Records from a data source
+++
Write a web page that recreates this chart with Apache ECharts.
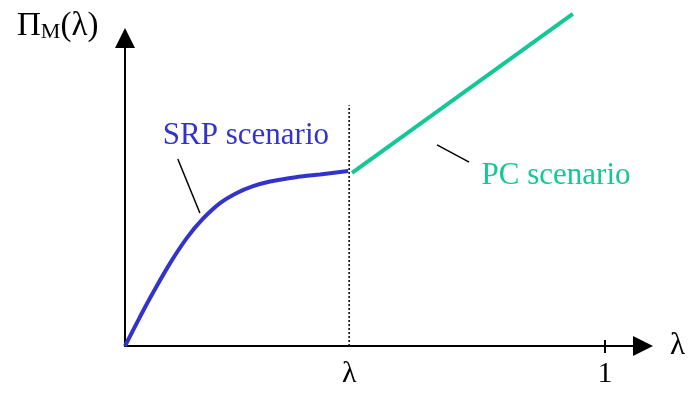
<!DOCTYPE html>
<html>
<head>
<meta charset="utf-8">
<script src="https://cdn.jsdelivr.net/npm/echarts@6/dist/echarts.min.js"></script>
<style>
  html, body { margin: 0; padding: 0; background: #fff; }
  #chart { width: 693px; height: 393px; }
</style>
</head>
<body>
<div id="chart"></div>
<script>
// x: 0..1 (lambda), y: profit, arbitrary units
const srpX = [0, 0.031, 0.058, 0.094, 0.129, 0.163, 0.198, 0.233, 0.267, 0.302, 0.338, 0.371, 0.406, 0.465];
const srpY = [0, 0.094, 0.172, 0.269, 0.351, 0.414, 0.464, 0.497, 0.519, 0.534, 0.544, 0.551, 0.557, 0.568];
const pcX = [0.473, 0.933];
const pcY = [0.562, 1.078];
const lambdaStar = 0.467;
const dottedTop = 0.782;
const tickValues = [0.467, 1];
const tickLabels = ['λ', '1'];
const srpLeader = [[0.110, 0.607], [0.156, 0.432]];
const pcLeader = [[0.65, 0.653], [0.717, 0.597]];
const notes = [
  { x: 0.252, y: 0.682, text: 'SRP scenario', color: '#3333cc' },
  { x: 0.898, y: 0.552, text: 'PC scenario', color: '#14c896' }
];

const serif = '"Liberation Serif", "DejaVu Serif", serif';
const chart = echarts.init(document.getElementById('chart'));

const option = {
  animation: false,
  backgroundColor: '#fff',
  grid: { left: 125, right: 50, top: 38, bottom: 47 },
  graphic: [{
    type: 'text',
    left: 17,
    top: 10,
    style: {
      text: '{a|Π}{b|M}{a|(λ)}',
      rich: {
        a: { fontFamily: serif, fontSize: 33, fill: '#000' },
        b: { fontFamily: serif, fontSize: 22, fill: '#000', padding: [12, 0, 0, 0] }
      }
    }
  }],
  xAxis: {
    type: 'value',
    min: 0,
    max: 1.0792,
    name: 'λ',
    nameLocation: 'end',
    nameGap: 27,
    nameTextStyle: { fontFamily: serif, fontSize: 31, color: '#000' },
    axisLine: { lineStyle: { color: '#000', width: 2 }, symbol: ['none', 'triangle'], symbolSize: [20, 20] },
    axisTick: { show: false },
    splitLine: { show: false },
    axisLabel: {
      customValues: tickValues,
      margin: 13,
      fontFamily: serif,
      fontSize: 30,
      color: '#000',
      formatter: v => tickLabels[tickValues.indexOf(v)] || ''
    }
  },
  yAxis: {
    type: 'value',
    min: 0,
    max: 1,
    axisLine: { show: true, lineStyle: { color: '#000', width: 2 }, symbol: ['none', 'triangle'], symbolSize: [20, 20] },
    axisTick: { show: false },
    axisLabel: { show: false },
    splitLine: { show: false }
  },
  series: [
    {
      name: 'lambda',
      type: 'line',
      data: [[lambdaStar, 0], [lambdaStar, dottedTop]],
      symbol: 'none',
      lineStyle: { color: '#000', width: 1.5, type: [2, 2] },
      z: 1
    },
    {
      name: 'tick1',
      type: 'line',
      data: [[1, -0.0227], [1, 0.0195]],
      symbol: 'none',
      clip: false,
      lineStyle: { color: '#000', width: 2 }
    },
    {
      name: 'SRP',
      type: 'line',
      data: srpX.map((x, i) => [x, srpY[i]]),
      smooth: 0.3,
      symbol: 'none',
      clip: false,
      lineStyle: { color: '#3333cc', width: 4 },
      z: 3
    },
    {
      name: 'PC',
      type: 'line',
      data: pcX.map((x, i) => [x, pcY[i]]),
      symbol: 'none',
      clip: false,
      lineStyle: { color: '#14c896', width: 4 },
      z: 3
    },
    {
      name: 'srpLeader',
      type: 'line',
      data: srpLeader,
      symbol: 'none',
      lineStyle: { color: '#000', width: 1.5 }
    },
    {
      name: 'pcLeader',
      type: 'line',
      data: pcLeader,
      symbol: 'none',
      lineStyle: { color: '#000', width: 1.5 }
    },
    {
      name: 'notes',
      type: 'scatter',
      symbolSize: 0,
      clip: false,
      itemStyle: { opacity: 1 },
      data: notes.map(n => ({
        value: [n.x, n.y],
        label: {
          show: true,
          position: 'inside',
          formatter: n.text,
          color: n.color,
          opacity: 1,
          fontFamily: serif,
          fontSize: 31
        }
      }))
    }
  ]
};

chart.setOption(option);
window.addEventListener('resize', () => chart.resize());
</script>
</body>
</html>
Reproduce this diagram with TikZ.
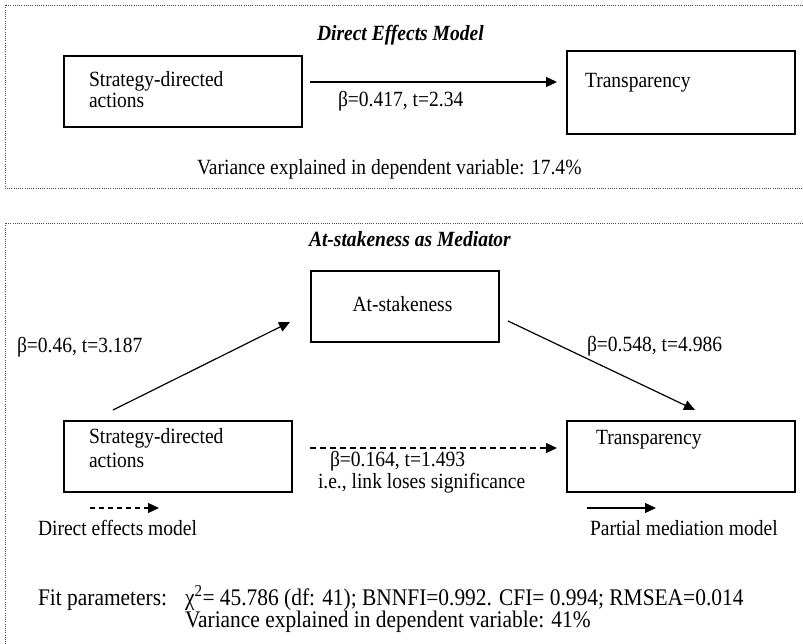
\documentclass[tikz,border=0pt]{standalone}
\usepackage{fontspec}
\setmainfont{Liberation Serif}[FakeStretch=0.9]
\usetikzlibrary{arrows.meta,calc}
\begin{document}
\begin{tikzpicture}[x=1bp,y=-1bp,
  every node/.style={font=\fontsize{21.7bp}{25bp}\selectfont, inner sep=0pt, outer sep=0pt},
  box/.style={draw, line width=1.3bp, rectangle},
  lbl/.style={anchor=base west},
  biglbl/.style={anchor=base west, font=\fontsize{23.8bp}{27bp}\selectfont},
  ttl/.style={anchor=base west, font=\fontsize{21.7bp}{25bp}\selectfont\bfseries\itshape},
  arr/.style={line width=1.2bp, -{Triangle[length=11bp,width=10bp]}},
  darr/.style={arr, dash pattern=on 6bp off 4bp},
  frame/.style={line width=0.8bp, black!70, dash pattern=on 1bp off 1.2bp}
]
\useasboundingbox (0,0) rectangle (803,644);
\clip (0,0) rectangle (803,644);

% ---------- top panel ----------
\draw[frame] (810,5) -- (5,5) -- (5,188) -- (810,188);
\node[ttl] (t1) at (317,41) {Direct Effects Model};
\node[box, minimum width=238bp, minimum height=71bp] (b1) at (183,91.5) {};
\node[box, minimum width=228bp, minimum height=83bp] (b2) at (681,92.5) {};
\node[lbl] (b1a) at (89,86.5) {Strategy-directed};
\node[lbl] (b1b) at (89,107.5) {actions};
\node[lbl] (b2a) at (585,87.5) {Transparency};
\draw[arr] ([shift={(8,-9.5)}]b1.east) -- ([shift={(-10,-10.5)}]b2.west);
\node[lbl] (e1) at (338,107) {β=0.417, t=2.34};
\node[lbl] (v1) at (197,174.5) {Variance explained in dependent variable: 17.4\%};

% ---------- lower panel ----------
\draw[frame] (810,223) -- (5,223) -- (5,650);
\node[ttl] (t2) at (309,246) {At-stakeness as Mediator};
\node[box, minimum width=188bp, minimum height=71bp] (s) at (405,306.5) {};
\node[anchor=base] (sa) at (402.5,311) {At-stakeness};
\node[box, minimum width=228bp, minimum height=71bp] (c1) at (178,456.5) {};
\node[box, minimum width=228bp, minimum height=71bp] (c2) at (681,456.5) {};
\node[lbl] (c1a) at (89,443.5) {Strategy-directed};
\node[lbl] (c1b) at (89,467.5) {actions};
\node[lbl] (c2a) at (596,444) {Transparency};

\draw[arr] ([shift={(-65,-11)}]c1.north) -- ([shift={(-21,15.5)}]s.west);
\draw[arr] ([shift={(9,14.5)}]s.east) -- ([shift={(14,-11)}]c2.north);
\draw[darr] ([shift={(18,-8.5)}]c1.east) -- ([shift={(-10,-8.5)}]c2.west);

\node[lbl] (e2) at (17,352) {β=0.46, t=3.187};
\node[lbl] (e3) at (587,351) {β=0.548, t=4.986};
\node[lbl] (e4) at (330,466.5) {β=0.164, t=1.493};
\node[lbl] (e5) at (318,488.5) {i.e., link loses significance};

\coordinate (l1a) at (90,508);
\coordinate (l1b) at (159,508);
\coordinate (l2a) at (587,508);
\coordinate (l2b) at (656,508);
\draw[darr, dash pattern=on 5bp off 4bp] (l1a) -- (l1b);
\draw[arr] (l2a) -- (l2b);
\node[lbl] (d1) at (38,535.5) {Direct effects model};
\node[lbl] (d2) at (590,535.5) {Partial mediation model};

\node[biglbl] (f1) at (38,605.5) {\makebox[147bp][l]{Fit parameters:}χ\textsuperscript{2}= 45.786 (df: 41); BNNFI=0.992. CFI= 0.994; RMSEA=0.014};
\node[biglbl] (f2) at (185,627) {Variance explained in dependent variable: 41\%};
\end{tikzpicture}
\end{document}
+++
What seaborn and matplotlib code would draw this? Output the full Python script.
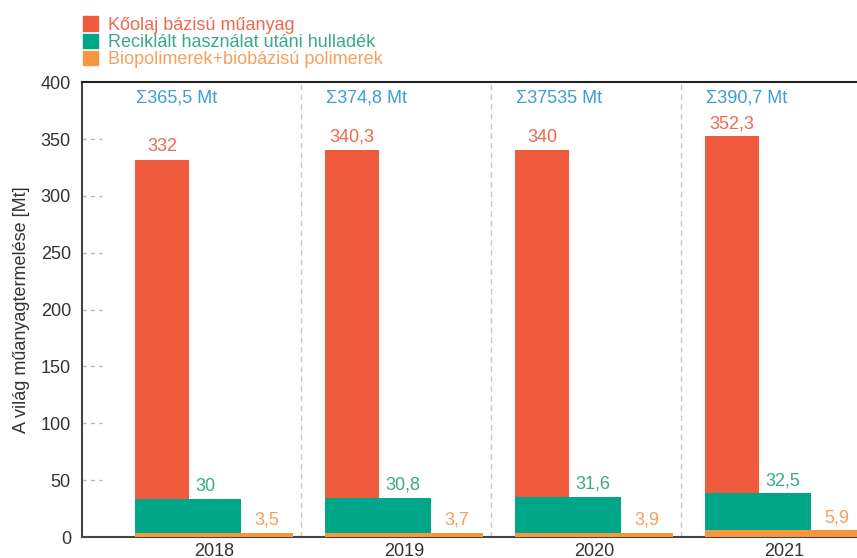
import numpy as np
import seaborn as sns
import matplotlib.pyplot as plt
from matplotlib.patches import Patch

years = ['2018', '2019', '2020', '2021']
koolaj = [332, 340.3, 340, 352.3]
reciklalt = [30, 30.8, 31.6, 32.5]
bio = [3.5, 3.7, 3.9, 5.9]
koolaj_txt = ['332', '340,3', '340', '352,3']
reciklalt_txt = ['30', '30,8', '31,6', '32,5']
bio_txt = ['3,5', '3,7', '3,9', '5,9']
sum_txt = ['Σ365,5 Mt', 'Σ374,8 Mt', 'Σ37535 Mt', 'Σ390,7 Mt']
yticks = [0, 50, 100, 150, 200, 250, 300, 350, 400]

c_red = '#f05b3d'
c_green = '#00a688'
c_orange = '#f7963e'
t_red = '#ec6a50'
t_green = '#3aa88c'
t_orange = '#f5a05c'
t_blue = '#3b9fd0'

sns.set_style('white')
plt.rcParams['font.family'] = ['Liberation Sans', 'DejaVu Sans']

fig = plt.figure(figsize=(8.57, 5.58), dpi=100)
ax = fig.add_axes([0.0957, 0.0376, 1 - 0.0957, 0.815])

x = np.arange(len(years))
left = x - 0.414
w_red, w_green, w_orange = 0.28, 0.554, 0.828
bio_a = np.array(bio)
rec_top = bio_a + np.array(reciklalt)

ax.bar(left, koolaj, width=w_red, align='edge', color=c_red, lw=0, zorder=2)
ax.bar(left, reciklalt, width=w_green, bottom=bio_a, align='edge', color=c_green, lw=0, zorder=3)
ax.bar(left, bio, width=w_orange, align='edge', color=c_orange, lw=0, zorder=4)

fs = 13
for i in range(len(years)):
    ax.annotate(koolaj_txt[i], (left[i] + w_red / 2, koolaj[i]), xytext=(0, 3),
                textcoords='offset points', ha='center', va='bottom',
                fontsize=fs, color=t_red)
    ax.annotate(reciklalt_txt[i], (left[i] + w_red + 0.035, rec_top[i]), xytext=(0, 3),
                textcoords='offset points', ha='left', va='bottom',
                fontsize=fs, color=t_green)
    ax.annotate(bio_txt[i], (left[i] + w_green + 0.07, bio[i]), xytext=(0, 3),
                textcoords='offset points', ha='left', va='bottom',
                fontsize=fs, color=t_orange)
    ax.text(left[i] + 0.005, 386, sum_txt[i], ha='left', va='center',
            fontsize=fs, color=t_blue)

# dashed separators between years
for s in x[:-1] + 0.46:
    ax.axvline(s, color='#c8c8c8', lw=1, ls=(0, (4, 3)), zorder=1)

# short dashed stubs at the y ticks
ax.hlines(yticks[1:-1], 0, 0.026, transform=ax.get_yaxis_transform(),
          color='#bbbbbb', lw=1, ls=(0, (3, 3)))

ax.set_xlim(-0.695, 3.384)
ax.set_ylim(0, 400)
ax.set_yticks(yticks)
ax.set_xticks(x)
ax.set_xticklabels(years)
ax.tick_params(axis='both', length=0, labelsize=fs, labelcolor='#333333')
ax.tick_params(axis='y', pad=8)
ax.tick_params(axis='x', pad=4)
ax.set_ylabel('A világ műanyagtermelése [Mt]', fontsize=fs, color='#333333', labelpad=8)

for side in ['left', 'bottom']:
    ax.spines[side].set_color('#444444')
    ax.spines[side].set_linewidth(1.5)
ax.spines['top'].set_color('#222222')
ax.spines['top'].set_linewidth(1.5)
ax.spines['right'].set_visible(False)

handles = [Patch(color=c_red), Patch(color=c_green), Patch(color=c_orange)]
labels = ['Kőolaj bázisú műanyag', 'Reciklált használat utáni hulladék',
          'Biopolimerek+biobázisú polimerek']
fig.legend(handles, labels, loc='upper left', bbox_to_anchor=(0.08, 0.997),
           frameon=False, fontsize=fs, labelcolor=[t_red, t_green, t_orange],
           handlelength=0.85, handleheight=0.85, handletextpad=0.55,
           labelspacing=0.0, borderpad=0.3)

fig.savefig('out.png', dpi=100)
+++
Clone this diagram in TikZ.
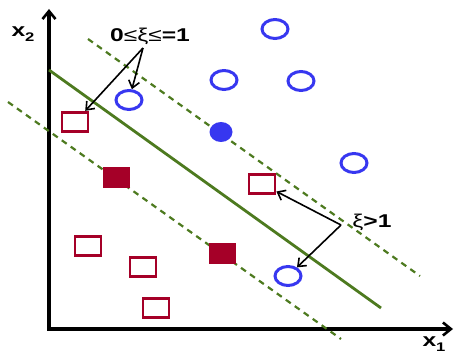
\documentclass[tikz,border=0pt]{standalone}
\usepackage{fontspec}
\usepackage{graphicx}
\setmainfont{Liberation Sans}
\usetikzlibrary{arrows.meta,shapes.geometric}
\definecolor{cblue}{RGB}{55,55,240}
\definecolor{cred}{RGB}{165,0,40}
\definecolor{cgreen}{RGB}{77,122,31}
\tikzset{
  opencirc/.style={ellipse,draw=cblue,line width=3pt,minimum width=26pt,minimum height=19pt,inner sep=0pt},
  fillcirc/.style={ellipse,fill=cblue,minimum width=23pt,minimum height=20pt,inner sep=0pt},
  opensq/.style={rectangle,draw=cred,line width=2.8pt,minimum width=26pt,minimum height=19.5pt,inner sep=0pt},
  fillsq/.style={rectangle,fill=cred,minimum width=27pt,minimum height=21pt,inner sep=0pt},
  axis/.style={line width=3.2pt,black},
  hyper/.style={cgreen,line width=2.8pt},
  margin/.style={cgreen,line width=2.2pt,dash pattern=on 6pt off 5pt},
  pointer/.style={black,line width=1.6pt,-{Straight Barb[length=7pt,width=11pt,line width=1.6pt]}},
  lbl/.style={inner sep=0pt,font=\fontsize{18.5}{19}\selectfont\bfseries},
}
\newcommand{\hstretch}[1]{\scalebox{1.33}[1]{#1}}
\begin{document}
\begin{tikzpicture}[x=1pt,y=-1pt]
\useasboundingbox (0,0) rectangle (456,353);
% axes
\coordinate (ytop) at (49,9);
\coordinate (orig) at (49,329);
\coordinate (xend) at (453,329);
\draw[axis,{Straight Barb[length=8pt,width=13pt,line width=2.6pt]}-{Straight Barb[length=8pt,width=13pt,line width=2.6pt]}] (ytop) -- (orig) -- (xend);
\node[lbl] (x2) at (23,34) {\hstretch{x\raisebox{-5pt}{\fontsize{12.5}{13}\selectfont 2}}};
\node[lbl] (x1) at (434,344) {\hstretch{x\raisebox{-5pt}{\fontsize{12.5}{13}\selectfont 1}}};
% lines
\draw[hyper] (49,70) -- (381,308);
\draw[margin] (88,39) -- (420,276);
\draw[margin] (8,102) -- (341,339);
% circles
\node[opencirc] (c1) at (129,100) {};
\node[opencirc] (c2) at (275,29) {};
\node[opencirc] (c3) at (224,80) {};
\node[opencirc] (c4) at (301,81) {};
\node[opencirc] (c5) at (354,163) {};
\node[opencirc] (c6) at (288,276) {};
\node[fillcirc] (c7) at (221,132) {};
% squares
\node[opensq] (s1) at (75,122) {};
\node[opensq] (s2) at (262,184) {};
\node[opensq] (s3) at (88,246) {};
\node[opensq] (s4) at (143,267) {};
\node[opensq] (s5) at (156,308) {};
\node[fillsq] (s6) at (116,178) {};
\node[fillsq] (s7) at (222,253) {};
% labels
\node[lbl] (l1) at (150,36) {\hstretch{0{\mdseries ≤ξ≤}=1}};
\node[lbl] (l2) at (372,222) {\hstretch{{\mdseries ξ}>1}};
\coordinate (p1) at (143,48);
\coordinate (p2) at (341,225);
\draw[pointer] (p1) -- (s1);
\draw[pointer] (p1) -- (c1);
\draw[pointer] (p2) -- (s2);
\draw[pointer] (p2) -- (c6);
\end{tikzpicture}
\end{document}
+++
SET EXERCISE:
Copy every line of the listing containing the string "diagram".

FINISHED EXERCISE:
Reproduce this diagram with TikZ.
Clone this diagram in TikZ.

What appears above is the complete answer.